Im Klappentext des Romans steht, dass der Autor Michael Kohlmeier "von einem Leben am Rande und von der kindlichen Kraft des Überlebens" erzählt und dass es sich um einen "Roman, dessen Faszination man sich nicht entziehen kann", handelt. Das fasst das Thema des Buches treffend zusammen.

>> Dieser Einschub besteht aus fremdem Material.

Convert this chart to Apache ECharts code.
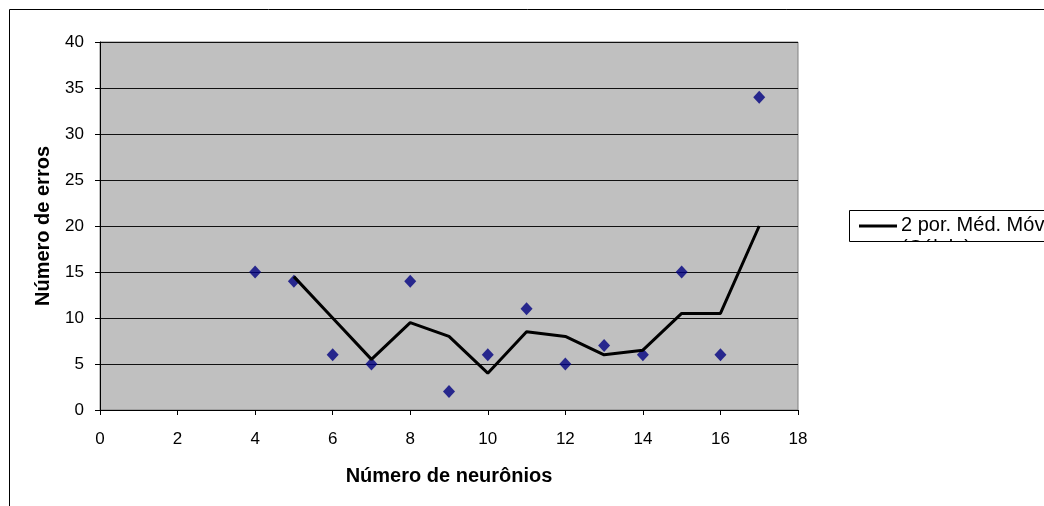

In der Leseprobe erfährt man anfangs nur, dass ein kleines Mädchen jeden Tag tagsüber von einem "Onkel" in der Stadt ausgesetzt wird und abends wieder eingesammelt wird und dass es sein Ziel ist, "dass sie über den Winter kommt". Was auch immer das heißen mag- insgesamt ahnt man Böses, hat man doch schon zur Genüge von den organisierten Banden gehört, die Kinder missbrauchen, um sich mit ihrer Hilfe an irgendetwas zu bereichern.

Eines Tages wird sie plötzlich abends aber nicht mehr wie vereinbart abgeholt und ist auf sich allein gestellt, weiß nicht, wo sie nachts unterkommen soll und wo sie etwas zum Essen und Trinken findet. Nach einer Nacht in der Kälte, in der sie in einer Mülltonne gelegen hat, trifft sie auf jemanden, der ihr etwas zum Essen und Trinken kauft, und legt sich in den Eingang eines Restaurants, um sich aufzuwärmen. Dort wird sie gefunden. An der Stelle endet die Leseprobe erstmal.

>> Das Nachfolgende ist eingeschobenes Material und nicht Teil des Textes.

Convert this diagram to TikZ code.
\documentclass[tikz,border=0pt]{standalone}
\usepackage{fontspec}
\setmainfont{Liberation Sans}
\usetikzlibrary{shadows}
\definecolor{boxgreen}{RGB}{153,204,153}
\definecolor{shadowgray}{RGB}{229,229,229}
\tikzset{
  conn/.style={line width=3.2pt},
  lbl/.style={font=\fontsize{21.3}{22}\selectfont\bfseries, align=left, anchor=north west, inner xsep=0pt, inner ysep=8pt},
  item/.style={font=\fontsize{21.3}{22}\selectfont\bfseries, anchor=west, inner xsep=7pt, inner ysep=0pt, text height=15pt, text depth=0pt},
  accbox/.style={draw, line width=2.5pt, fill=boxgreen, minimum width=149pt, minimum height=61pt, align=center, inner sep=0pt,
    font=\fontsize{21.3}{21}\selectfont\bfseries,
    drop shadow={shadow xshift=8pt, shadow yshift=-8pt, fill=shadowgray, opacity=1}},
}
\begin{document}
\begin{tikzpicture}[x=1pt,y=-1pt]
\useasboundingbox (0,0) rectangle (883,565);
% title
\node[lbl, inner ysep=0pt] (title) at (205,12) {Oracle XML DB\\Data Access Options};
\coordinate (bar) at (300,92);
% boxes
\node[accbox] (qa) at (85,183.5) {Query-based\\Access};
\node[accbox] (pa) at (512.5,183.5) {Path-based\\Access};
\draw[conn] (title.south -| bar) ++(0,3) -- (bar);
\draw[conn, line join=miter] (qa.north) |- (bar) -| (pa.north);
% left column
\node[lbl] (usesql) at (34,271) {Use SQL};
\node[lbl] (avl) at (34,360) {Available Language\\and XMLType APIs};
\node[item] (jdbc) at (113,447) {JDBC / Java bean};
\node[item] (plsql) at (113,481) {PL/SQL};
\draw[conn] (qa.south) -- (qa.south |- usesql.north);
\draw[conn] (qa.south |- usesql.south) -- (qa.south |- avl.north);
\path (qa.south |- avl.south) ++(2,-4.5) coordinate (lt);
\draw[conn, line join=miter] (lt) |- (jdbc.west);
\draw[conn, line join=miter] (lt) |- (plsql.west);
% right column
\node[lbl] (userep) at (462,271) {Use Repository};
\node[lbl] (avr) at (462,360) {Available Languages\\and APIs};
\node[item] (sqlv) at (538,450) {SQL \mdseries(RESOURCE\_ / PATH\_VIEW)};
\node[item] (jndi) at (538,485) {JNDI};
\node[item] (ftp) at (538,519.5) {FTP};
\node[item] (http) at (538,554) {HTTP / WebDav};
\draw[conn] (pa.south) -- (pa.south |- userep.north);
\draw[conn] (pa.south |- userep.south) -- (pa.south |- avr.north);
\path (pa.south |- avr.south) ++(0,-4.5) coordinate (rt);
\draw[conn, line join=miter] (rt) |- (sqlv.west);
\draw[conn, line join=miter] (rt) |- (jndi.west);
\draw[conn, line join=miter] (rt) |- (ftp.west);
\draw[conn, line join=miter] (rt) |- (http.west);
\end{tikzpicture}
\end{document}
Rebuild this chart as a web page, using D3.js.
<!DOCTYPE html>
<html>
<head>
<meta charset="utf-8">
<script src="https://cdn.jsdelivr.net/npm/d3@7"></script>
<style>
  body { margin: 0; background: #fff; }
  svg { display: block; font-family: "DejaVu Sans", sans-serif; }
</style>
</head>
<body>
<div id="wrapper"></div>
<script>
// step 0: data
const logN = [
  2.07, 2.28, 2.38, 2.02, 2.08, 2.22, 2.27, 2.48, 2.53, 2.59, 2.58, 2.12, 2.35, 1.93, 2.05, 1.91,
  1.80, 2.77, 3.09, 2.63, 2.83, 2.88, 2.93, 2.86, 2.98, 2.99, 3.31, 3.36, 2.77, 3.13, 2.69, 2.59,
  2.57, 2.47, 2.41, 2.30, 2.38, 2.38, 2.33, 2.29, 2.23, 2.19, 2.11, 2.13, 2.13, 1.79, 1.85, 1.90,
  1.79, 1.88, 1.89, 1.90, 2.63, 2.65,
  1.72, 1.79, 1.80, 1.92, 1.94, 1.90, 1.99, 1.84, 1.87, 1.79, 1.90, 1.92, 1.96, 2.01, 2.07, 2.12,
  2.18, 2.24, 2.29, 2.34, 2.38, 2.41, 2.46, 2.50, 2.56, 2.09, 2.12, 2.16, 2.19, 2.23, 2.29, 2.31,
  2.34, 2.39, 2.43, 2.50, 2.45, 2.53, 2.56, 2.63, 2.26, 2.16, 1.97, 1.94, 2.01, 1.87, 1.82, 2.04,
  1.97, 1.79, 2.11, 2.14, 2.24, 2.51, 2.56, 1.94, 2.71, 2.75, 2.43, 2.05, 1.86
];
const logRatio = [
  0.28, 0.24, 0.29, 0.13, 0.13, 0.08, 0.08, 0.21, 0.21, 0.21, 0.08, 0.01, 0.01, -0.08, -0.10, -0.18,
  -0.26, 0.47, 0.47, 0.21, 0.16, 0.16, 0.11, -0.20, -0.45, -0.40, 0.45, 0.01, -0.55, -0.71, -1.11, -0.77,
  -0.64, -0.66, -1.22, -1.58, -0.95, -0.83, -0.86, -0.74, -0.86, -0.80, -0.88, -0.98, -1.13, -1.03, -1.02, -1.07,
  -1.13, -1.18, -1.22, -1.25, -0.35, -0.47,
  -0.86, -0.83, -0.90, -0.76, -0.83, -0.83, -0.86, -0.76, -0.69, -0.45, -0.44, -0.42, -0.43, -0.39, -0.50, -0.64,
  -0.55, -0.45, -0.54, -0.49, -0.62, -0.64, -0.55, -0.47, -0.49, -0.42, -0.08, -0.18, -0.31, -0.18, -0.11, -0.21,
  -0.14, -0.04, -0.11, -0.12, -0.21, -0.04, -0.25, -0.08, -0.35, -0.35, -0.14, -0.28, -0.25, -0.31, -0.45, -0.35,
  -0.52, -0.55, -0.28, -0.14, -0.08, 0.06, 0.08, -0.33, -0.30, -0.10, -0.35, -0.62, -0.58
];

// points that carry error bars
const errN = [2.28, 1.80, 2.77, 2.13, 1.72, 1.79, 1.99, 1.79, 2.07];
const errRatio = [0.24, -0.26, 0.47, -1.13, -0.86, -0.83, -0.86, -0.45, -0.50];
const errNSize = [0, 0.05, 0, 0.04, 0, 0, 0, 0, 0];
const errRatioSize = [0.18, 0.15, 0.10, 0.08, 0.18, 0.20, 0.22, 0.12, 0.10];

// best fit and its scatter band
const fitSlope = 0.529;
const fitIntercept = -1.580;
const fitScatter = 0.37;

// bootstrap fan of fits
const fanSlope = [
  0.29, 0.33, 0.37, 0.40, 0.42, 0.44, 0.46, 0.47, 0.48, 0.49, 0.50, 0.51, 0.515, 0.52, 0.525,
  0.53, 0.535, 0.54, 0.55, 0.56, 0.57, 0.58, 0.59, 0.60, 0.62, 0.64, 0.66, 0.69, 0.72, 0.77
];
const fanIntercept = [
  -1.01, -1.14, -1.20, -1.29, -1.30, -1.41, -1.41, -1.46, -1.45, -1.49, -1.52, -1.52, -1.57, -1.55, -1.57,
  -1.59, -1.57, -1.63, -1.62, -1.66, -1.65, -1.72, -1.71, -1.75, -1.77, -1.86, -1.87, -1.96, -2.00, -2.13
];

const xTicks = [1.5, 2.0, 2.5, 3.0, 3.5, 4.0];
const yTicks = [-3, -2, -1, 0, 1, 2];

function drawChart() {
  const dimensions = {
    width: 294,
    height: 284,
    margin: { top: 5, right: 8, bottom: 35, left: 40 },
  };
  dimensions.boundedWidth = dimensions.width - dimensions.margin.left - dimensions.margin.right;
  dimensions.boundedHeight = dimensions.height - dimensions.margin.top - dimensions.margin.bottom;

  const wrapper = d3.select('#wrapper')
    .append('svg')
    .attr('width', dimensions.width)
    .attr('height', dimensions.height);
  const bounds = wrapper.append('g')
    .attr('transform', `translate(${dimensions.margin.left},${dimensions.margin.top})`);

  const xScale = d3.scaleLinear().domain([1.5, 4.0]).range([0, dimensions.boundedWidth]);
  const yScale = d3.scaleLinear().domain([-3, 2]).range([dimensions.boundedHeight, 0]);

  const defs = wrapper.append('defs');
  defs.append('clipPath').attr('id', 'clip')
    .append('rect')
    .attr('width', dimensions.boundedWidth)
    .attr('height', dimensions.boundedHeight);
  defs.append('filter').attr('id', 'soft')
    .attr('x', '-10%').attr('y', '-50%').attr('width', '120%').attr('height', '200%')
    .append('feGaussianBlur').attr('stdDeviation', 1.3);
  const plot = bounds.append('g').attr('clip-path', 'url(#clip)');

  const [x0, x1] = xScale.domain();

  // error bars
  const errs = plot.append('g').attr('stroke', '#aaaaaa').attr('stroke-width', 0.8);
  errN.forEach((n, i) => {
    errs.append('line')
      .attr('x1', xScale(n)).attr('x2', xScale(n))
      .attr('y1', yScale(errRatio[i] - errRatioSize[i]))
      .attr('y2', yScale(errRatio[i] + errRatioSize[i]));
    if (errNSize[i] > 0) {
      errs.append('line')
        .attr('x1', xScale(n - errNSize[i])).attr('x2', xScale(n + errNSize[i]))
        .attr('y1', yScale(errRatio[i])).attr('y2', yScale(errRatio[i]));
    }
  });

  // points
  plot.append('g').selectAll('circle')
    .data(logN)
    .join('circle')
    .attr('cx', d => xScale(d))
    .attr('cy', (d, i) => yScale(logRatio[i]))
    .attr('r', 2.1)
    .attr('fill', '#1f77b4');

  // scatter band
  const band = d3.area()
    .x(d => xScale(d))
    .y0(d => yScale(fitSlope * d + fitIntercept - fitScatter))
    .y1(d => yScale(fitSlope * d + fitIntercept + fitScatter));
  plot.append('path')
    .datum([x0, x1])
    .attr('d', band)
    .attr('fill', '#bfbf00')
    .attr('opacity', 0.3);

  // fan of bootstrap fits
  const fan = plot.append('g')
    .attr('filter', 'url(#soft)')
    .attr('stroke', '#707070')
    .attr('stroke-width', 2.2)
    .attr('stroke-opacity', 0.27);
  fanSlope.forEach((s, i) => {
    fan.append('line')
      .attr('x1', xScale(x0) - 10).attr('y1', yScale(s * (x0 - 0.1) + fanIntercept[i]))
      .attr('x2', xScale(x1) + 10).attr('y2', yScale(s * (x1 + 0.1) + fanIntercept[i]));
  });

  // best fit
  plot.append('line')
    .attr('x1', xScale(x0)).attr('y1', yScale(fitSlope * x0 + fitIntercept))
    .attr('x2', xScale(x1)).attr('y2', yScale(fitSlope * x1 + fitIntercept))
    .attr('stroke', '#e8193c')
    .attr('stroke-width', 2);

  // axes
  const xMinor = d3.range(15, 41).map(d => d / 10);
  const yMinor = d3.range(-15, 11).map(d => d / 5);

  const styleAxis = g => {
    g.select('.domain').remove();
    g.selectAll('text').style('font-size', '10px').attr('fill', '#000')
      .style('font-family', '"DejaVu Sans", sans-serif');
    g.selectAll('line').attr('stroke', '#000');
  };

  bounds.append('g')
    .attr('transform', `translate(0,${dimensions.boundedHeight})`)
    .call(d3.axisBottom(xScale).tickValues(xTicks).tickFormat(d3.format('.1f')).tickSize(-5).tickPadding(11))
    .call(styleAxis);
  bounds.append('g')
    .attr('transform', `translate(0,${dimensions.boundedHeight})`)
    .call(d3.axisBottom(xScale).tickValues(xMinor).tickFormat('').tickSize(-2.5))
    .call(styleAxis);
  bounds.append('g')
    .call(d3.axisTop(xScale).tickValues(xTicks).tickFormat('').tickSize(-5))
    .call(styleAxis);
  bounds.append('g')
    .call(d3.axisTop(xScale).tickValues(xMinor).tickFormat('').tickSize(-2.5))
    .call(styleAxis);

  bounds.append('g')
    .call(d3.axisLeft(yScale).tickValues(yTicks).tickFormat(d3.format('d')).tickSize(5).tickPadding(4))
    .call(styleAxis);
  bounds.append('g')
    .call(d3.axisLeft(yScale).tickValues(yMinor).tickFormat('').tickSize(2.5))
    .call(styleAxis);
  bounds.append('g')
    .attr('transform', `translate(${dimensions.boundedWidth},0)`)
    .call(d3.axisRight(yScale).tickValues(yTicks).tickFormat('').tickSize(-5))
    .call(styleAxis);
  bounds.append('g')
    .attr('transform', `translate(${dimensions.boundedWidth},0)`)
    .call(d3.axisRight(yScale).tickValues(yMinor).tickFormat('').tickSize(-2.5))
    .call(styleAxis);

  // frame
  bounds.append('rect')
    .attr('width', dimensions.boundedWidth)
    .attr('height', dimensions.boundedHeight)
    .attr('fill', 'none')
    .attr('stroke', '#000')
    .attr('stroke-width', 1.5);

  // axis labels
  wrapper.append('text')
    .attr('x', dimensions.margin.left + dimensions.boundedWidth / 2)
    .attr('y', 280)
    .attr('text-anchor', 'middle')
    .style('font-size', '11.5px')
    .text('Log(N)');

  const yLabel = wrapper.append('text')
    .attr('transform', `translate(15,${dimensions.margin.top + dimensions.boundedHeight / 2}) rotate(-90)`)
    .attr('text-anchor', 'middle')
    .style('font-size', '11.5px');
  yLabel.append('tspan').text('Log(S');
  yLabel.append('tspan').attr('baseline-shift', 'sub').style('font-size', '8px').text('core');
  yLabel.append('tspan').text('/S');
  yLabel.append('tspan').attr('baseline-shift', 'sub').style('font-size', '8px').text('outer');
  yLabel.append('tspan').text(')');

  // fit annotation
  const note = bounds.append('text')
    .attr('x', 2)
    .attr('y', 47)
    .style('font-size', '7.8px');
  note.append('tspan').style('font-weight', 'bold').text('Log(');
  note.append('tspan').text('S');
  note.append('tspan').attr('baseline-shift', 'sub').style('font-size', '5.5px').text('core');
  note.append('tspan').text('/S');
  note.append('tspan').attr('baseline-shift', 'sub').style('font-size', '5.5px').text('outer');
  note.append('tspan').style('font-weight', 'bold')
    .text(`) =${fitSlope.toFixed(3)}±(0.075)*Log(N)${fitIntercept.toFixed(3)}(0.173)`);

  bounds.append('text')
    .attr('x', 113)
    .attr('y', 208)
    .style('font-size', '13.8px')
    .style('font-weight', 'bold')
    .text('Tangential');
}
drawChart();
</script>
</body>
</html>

In welchem Zusammenhang der Titel "Das Mädchen mit dem Fingerhut" mit dem Text steht, wird zu Beginn noch nicht deutlich.

Das Schicksal des kleinen Mädchens berührt einen als Leser, denn die Hoffnungslosigkeit ist greifbar, dafür braucht es keine großartigen Ausschmückungen, was sich in dem nüchternen Stil und den vielen Satzreihen zeigt.
Ganz besonders irritierend ist der Beginn des Romans: "Dieser Mann war ihr Onkel. Sie wusste nicht, was das Wort bedeutet." (Seite 7). Normalerweise würde ein Satz bzw. Text nicht mit dem Demonstrativpronomen oder bestimmten Artikel anfangen, wenn der Bezug noch gar nicht gegeben ist. Wenn man bedenkt, dass es oft heißt, dass der erste Satz einer der Schlüsselsätze eines Textes ist, ist dieser Satz also auf jeden Fall etwas Besonderes.

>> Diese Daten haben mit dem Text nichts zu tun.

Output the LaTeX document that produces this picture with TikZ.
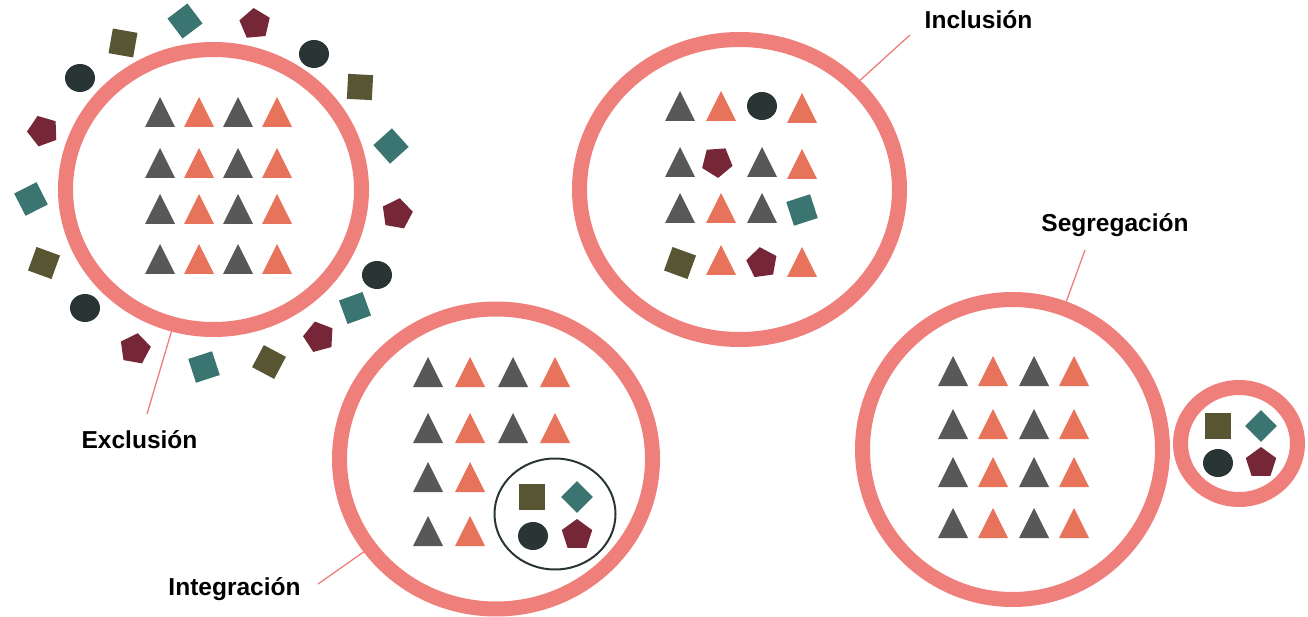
\documentclass[tikz,border=0pt]{standalone}
\usepackage{fontspec}
\setmainfont{Liberation Sans}
\usetikzlibrary{shapes.geometric}

\definecolor{anillo}{HTML}{EF7F7B}
\definecolor{gris}{HTML}{585858}
\definecolor{naranja}{HTML}{E8735B}
\definecolor{verdeazul}{HTML}{3B7571}
\definecolor{oliva}{HTML}{585532}
\definecolor{granate}{HTML}{762737}
\definecolor{oscuro}{HTML}{293535}

\tikzset{
  ring/.style={ellipse, draw=anillo, line width=15pt, inner sep=0pt},
  leader/.style={draw=anillo, line width=1.3pt},
  etiqueta/.style={font=\bfseries\fontsize{24.5}{28}\selectfont, anchor=base, inner sep=0pt},
  pics/tri/.style={code={\fill[#1] (-15,15) -- (15,15) -- (0,-15) -- cycle;}},
  pics/cuad/.style={code={\fill[#1] (-12.5,-12.5) rectangle (12.5,12.5);}},
  pics/pent/.style={code={\fill[granate] (-90:16) -- (-18:16) -- (54:16) -- (126:16) -- (198:16) -- cycle;}},
  pics/bola/.style={code={\fill[oscuro] (0,0) ellipse [x radius=15pt, y radius=14pt];}},
}

\begin{document}
\begin{tikzpicture}[x=1pt, y=-1pt]
\useasboundingbox (0,0) rectangle (1308,617);

% Anillos
\node[ring, minimum width=296pt, minimum height=280pt] (excring) at (213.5,189.5) {};
\node[ring, minimum width=320pt, minimum height=300pt] (incring) at (739.5,189.5) {};
\node[ring, minimum width=313pt, minimum height=300pt] (intring) at (496,459) {};
\node[ring, minimum width=300pt, minimum height=300pt] (segring) at (1012.5,449.5) {};
\node[ring, minimum width=117pt, minimum height=112pt] (segsmall) at (1239,443.5) {};
\node[ellipse, draw=oscuro, line width=2pt, inner sep=0pt,
      minimum width=121pt, minimum height=111pt] (intinner) at (555,514) {};

% Etiquetas
\node[etiqueta] (exclbl) at (139.5,448) {Exclusión};
\node[etiqueta] (inclbl) at (978.5,29) {Inclusión};
\node[etiqueta] (intlbl) at (234.5,595) {Integración};
\node[etiqueta] (seglbl) at (1115,232) {Segregación};

\coordinate (excpt) at (147,414);
\coordinate (incpt) at (910,35);
\coordinate (intpt) at (318,584);
\coordinate (segpt) at (1085,250);
\draw[leader] (excpt) -- (excring);
\draw[leader] (incpt) -- (incring);
\draw[leader] (intpt) -- (intring);
\draw[leader] (segpt) -- (segring);

% Exclusión: triángulos dentro
\foreach \y in {112,163,209,259} {
  \pic at (160,\y) {tri=gris}; \pic at (199,\y) {tri=naranja};
  \pic at (238,\y) {tri=gris}; \pic at (277,\y) {tri=naranja};
}
% Exclusión: figuras fuera
\foreach \x/\y/\a in {123/43/-10, 360/87/-3, 269/362/-28, 44/263/-20}
  \pic[rotate=\a] at (\x,\y) {cuad=oliva};
\foreach \x/\y/\a in {185/21/37, 391/146/42, 355/308/20, 204/367/18, 31/199/27}
  \pic[rotate=\a] at (\x,\y) {cuad=verdeazul};
\foreach \x/\y/\a in {255/24/5, 397/214/-10, 319/337/15, 135/349/-10, 43/131/20}
  \pic[rotate=\a] at (\x,\y) {pent};
\foreach \x/\y in {314/54, 377/275, 85/308, 80/78}
  \pic at (\x,\y) {bola};

% Inclusión
\pic at (680,106) {tri=gris}; \pic at (721,106) {tri=naranja};
\pic at (762,106) {bola}; \pic at (802,108) {tri=naranja};
\pic at (680,162) {tri=gris}; \pic[rotate=40] at (717,162) {pent};
\pic at (762,162) {tri=gris}; \pic at (802,164) {tri=naranja};
\pic at (680,208) {tri=gris}; \pic at (721,208) {tri=naranja};
\pic at (762,208) {tri=gris}; \pic[rotate=18] at (802,210) {cuad=verdeazul};
\pic[rotate=-20] at (680,263) {cuad=oliva}; \pic at (721,260) {tri=naranja};
\pic[rotate=8] at (762,263) {pent}; \pic at (802,262) {tri=naranja};

% Integración
\foreach \y in {372,428} {
  \pic at (428,\y) {tri=gris}; \pic at (470,\y) {tri=naranja};
  \pic at (513,\y) {tri=gris}; \pic at (555,\y) {tri=naranja};
}
\foreach \y in {477,531} {
  \pic at (428,\y) {tri=gris}; \pic at (470,\y) {tri=naranja};
}
\pic[scale=1.05] at (532,497) {cuad=oliva};
\pic[rotate=45, scale=0.9] at (577,497) {cuad=verdeazul};
\pic at (533,536) {bola};
\pic at (577,535) {pent};

% Segregación
\foreach \y in {371,424,472,523} {
  \pic at (953,\y) {tri=gris}; \pic at (993,\y) {tri=naranja};
  \pic at (1034,\y) {tri=gris}; \pic at (1074,\y) {tri=naranja};
}
\pic[scale=1.05] at (1218,426) {cuad=oliva};
\pic[rotate=45, scale=0.9] at (1261,426) {cuad=verdeazul};
\pic at (1218,463) {bola};
\pic at (1261,463) {pent};
\end{tikzpicture}
\end{document}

Alles in allem ist dies eine Leseprobe, die mitnimmt in eine Welt, die einen schockiert. Wenn man aber dem Satz des Klappentextes Glauben schenkt, der besagt, dass es um die kindliche Kraft des Überlebens geht, dann suggeriert er doch, dass vielleicht doch auch etwas passiert, was Hoffnung gibt.